> _Records supplied_:
____________

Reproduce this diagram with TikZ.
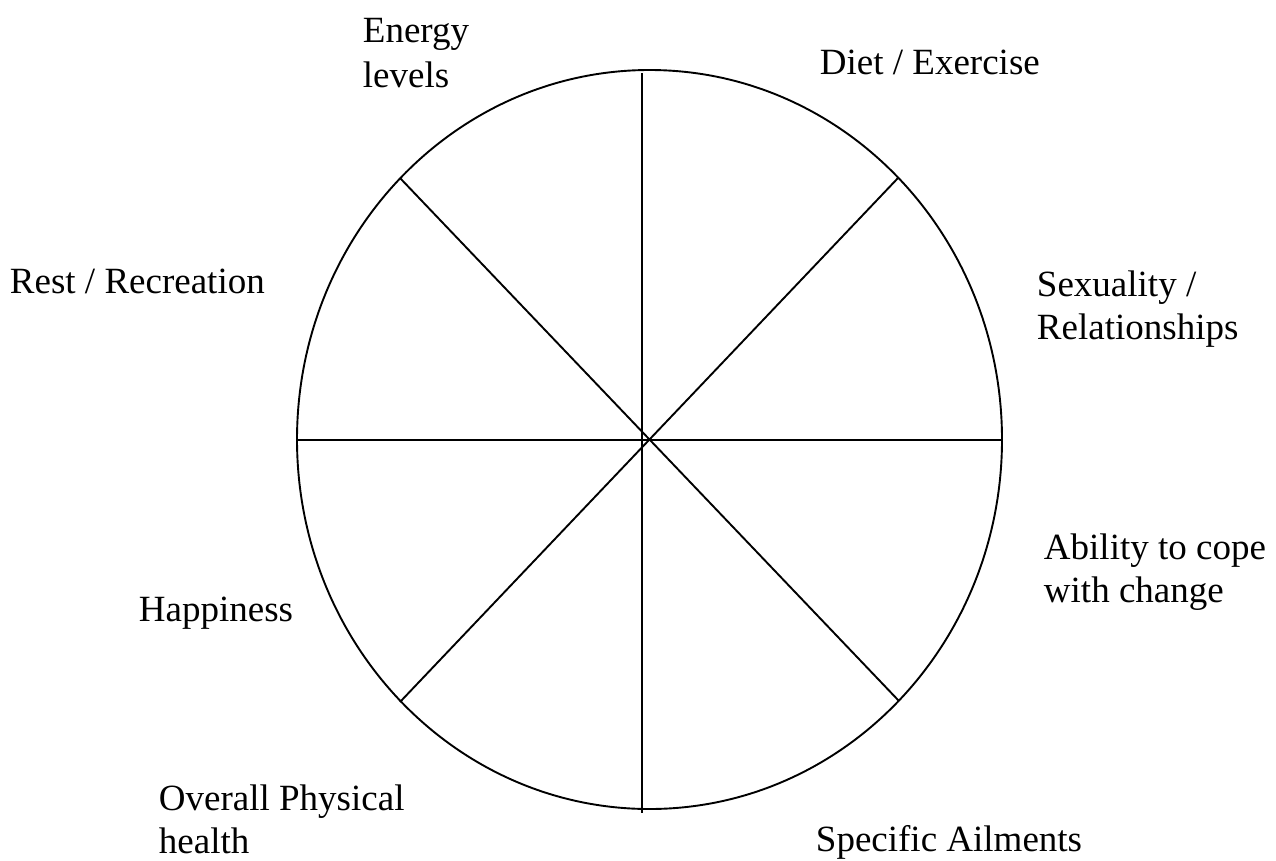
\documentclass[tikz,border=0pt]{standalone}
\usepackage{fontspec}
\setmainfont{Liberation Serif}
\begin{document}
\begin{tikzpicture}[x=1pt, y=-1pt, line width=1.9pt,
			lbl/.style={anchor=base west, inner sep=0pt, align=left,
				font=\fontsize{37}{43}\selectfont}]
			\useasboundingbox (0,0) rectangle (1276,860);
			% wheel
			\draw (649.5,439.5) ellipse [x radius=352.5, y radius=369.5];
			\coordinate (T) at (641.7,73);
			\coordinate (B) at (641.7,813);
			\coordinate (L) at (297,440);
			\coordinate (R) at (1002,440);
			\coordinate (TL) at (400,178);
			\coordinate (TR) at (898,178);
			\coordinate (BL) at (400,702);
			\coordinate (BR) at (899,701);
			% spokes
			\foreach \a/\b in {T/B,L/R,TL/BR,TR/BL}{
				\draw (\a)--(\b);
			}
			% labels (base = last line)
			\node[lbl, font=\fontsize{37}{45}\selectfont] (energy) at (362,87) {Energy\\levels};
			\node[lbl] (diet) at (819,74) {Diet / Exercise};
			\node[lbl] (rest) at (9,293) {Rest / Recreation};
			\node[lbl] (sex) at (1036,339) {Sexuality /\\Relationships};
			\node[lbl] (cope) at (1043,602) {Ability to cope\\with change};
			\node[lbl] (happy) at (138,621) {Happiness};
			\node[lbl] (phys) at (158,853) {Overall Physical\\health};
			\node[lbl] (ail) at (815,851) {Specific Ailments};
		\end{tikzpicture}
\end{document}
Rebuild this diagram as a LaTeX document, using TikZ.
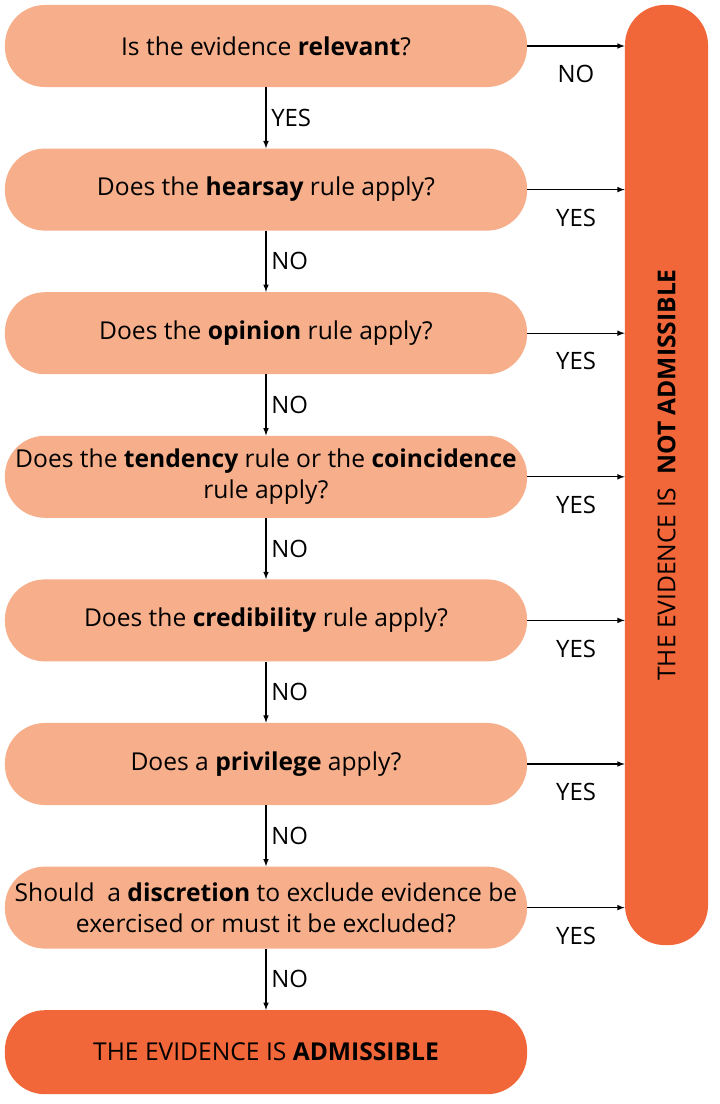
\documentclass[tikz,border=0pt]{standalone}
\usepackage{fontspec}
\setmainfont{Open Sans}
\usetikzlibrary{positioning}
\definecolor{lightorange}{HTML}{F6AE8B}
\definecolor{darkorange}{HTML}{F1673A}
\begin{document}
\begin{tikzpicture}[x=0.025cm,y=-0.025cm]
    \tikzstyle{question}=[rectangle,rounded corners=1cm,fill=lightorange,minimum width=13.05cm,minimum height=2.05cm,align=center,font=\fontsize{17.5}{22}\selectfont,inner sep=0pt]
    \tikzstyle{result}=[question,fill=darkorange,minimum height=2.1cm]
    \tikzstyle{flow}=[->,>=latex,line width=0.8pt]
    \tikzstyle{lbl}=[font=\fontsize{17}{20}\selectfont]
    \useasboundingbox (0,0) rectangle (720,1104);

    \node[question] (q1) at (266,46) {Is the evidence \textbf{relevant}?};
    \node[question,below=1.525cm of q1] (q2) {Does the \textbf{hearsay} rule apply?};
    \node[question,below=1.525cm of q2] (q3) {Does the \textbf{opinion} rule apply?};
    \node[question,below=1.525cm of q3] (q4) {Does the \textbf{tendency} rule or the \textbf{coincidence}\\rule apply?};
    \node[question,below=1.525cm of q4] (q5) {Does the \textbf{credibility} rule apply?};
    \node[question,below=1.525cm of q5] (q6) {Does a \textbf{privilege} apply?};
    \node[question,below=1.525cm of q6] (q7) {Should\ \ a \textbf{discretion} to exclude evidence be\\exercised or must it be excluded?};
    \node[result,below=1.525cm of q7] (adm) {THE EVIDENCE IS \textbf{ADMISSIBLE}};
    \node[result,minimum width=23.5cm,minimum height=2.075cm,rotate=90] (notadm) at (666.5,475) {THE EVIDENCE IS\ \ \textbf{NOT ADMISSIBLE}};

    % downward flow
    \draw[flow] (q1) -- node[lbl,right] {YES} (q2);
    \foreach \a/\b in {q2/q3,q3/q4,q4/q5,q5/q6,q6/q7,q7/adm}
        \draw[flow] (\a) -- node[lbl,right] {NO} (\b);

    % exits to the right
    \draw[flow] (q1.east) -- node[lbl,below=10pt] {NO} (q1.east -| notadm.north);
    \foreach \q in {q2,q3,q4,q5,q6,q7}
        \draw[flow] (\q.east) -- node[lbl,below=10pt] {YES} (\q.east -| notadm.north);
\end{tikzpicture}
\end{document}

____________

> _Direction_:
Take the listing above and restate it word for word, without its pictures.

> _Task result_:
Reproduce this diagram with TikZ.
\documentclass[tikz,border=0pt]{standalone}
\usepackage{fontspec}
\setmainfont{Liberation Serif}
\begin{document}
\begin{tikzpicture}[x=1pt, y=-1pt, line width=1.9pt,
			lbl/.style={anchor=base west, inner sep=0pt, align=left,
				font=\fontsize{37}{43}\selectfont}]
			\useasboundingbox (0,0) rectangle (1276,860);
			% wheel
			\draw (649.5,439.5) ellipse [x radius=352.5, y radius=369.5];
			\coordinate (T) at (641.7,73);
			\coordinate (B) at (641.7,813);
			\coordinate (L) at (297,440);
			\coordinate (R) at (1002,440);
			\coordinate (TL) at (400,178);
			\coordinate (TR) at (898,178);
			\coordinate (BL) at (400,702);
			\coordinate (BR) at (899,701);
			% spokes
			\foreach \a/\b in {T/B,L/R,TL/BR,TR/BL}{
				\draw (\a)--(\b);
			}
			% labels (base = last line)
			\node[lbl, font=\fontsize{37}{45}\selectfont] (energy) at (362,87) {Energy\\levels};
			\node[lbl] (diet) at (819,74) {Diet / Exercise};
			\node[lbl] (rest) at (9,293) {Rest / Recreation};
			\node[lbl] (sex) at (1036,339) {Sexuality /\\Relationships};
			\node[lbl] (cope) at (1043,602) {Ability to cope\\with change};
			\node[lbl] (happy) at (138,621) {Happiness};
			\node[lbl] (phys) at (158,853) {Overall Physical\\health};
			\node[lbl] (ail) at (815,851) {Specific Ailments};
		\end{tikzpicture}
\end{document}
Rebuild this diagram as a LaTeX document, using TikZ.
\documentclass[tikz,border=0pt]{standalone}
\usepackage{fontspec}
\setmainfont{Open Sans}
\usetikzlibrary{positioning}
\definecolor{lightorange}{HTML}{F6AE8B}
\definecolor{darkorange}{HTML}{F1673A}
\begin{document}
\begin{tikzpicture}[x=0.025cm,y=-0.025cm]
    \tikzstyle{question}=[rectangle,rounded corners=1cm,fill=lightorange,minimum width=13.05cm,minimum height=2.05cm,align=center,font=\fontsize{17.5}{22}\selectfont,inner sep=0pt]
    \tikzstyle{result}=[question,fill=darkorange,minimum height=2.1cm]
    \tikzstyle{flow}=[->,>=latex,line width=0.8pt]
    \tikzstyle{lbl}=[font=\fontsize{17}{20}\selectfont]
    \useasboundingbox (0,0) rectangle (720,1104);

    \node[question] (q1) at (266,46) {Is the evidence \textbf{relevant}?};
    \node[question,below=1.525cm of q1] (q2) {Does the \textbf{hearsay} rule apply?};
    \node[question,below=1.525cm of q2] (q3) {Does the \textbf{opinion} rule apply?};
    \node[question,below=1.525cm of q3] (q4) {Does the \textbf{tendency} rule or the \textbf{coincidence}\\rule apply?};
    \node[question,below=1.525cm of q4] (q5) {Does the \textbf{credibility} rule apply?};
    \node[question,below=1.525cm of q5] (q6) {Does a \textbf{privilege} apply?};
    \node[question,below=1.525cm of q6] (q7) {Should\ \ a \textbf{discretion} to exclude evidence be\\exercised or must it be excluded?};
    \node[result,below=1.525cm of q7] (adm) {THE EVIDENCE IS \textbf{ADMISSIBLE}};
    \node[result,minimum width=23.5cm,minimum height=2.075cm,rotate=90] (notadm) at (666.5,475) {THE EVIDENCE IS\ \ \textbf{NOT ADMISSIBLE}};

    % downward flow
    \draw[flow] (q1) -- node[lbl,right] {YES} (q2);
    \foreach \a/\b in {q2/q3,q3/q4,q4/q5,q5/q6,q6/q7,q7/adm}
        \draw[flow] (\a) -- node[lbl,right] {NO} (\b);

    % exits to the right
    \draw[flow] (q1.east) -- node[lbl,below=10pt] {NO} (q1.east -| notadm.north);
    \foreach \q in {q2,q3,q4,q5,q6,q7}
        \draw[flow] (\q.east) -- node[lbl,below=10pt] {YES} (\q.east -| notadm.north);
\end{tikzpicture}
\end{document}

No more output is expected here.